Par la voix de son ministre des Affaires étrangères, Alain Juppé (à dr.), la France a proposé d'instaurer des "corridors humanitaires" en Syrie. Paris exclut toutefois toute intervention militaire dans le pays.
AFP - La France a avancé mercredi pour la première fois l'idée de "corridors humanitaires" en Syrie, soumise à ses partenaires européens et américains, et fait un pas supplémentaire vers la reconnaissance de l'opposition, considérée comme "l'interlocuteur légitime".
"Les corridors humanitaires, c'est un point que nous avons examiné et je demanderai à la prochaine réunion du conseil des ministres européens de le mettre à l'ordre du jour", a indiqué le chef de la diplomatie, Alain Juppé, à l'issue d'une rencontre avec Burhan Ghalioun, dirigeant du Conseil national syrien (CNS, opposition).
"S'il peut y avoir une dimension humanitaire, des zones qui pourraient être sécurisées, protéger des populations, c'est une question qu'il faut étudier" avec l'UE et la Ligue arabe, a ajouté le ministre devant la presse.
Selon Paris, le ministre a également évoqué cette question avec la secrétaire d'Etat américaine Hillary Clinton, lors d'un entretien téléphonique.
Les deux ministres sont "convenus de travailler ensemble et avec leurs partenaires sur la possibilité de corridors humanitaires", a déclaré le porte-parole du ministère des Affaires étrangères, Bernard Valero.
Ils se sont inquiétés de "la détérioration de la situation humanitaire en Syrie, et tout particulièrement dans la ville de Homs, littéralement assiégée par les forces du régime", a-t-il ajouté.
Le ministre et les responsables n'ont à ce stade donné aucun détail sur la manière dont pourraient être mis en place de tels corridors. Alain Juppé a toutefois de nouveau écarté le recours à "une option militaire" qui, a-t-il dit, "n'est pas à l'ordre du jour".
Cette analyse vaut également, selon lui, pour la possibilité d'établir une zone tampon, à l'intérieur de la Syrie, à la frontière avec la Turquie, qui a été envisagée dans les médias turcs pour protéger les populations civiles.
La France a également avancé mercredi vers la reconnaissance du CNS. "Le Conseil national syrien est l'interlocuteur légitime avec lequel nous allons continuer à travailler", a déclaré Alain Juppé.
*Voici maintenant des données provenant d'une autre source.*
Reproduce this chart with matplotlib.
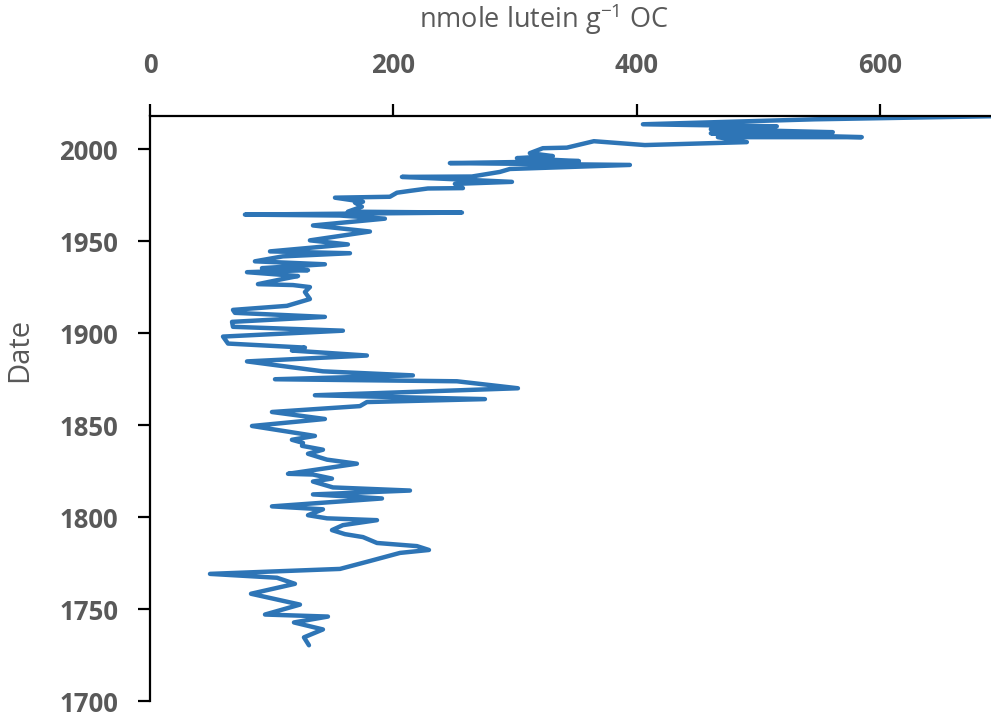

Soulignant la nécessité que le CNS soit "inclusif", c'est-à-dire regroupe le maximum de tendances, le ministre français a ajouté qu'une reconnaissance formelle viendrait plus tard. "Nous travaillons (à) la reconnaissance plus formelle avec la Ligue arabe et l'ensemble de nos alliés", a-t-il affirmé.
De son côté, Burhan Ghalioun a appelé à une "meilleure coordination internationale face à un régime qui va vers la fuite en avant".
"Nous avons discuté de notre feuille de route vers une transition démocratique et pacifique (pour) éviter à la Syrie la guerre civile et l'intervention militaire que tout le monde veut éviter", a-t-il ajouté.
Né fin août à Istanbul, le CNS apparaît comme le plus large et le plus représentatif des mouvements d'opposition, avec la participation de représentants d'opposants en exil et d'opposants de l'intérieur du pays.
La France avait été le premier pays à reconnaître le Conseil national de transition (CNT) libyen au tout début de la contestation contre Mouammar Kadhafi. Cette reconnaissance avait enclenché les initiatives diplomatiques et militaires internationales qui ont largement contribué à la chute de l'ancien régime de Tripoli.
Burhan Ghalioun a évoqué avec prudence la montée en puissance de l'Armée syrienne libre (ASL), force fondée par un colonel déserteur.
"Nous souhaitons que cette +armée+ (agisse) dans les missions défensives pour protéger les soldats qui ont quitté l'armée, et les manifestations pacifiques. Mais pas d'actes, d'actions offensives contre les positions de l'armée" régulière, a-t-il déclaré.
La France, de son côté, a affirmé mercredi n'avoir aucun contact avec l'ASL.